Monday, August 25, 2008
I am the Queen of easy, relatively healthy meals. I usually make the same couple of things, but recently was inspired to make a frittata - mostly because I like to say it- frittata, frittata, frittata! No, still not tired of it - frittata! ok, now I am done.
Anyway, I am telling you, it's so easy and delicious and you can use whatever leftover ingredients you have around, i.e. an old piece of cheese, some leftover potatos, those 2 eggs that you bought at the Farmer's Market sometime this summer.
I had most of those old ingredients laying about, plus I bought some fresh sage, some Chanterelles (just a small handful), and some crusty grainy bread.
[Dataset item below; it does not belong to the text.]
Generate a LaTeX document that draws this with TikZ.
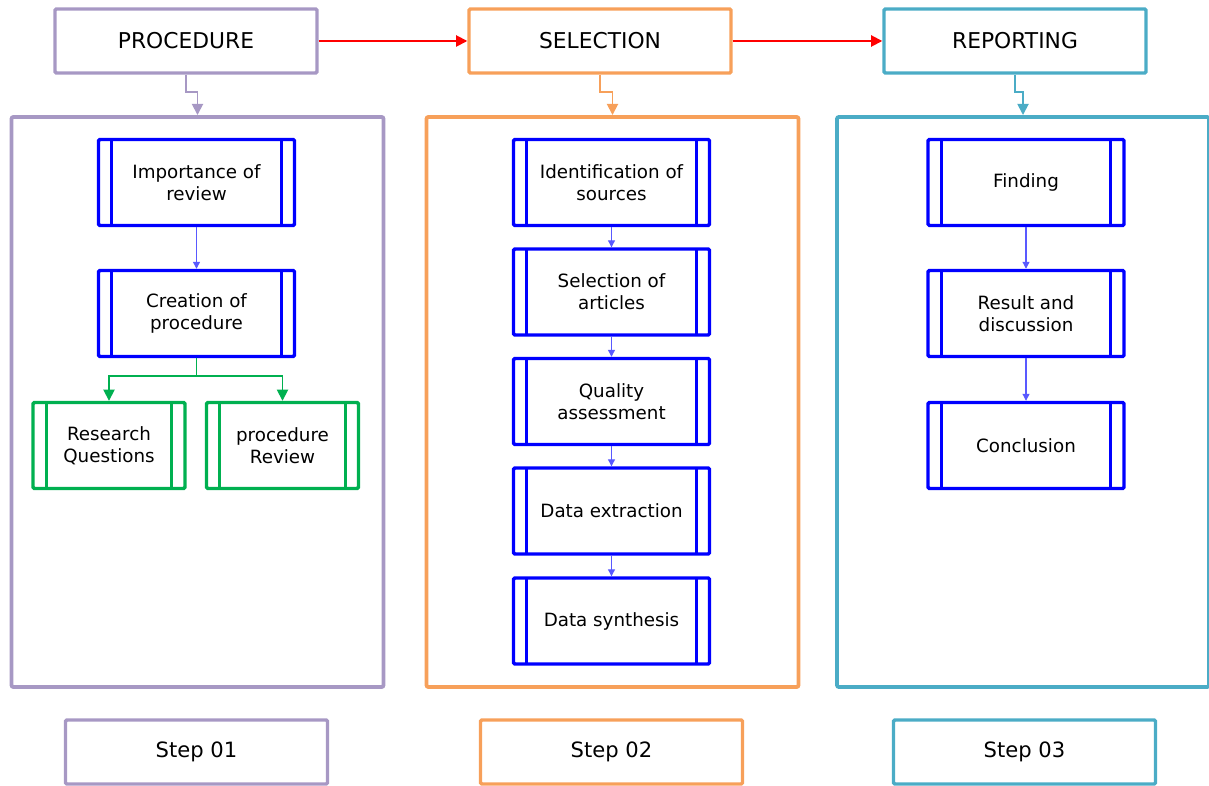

The other great thing about the frittata, besides it's endearing name, is that it's a one pan meal. It's great if you have a pan that's all metal so's you can move the pan to the oven for a broiling, dramatic finish!
2 eggs(can add a smidge milk)
2 small potatoes, new potatoes, fingerlings, etc., sliced thin
1 shallot or small onion chopped finely
1 clove garlic chopped(optional if you have a hot date soon)
2-3 tablespoons olive oil or vegetable oil or butter(you are going to hell, yes)
1/4 cup Pecorino cheese or other old cheese
handful sage leaves or any other half-dead herb
handful mushrooms or fave vege, anchovies, etc.
Heat oily substance in small saucepan at medium high. Add shallot and garlic and cook for a minute. Add potatoes and saute until soft and starting to brown. You may want to cover the pan to cook through quicker.
When potatoes are soft, make sure they are evenly distributed over the pan. They will form a crust. Beat eggs, adding salt and pepper to taste and chopped sage. Pour egg mixture over the potatoes. When eggs start to bubble, turn down the heat, shave the pecorino evenly over the eggs, add mushrooms or anchovies, etc...and cover with a tight lid for 10 minutes.
After 10 minutes have passed, take all the crap that you store in your oven out, turn on the broiler, uncover the pan and move it under the broiler on high for 3-4 minutes, keeping an eye on it. When it becomes a pleasing color to you, take it out of the oven and eat it. Don't share unless you are getting something in return.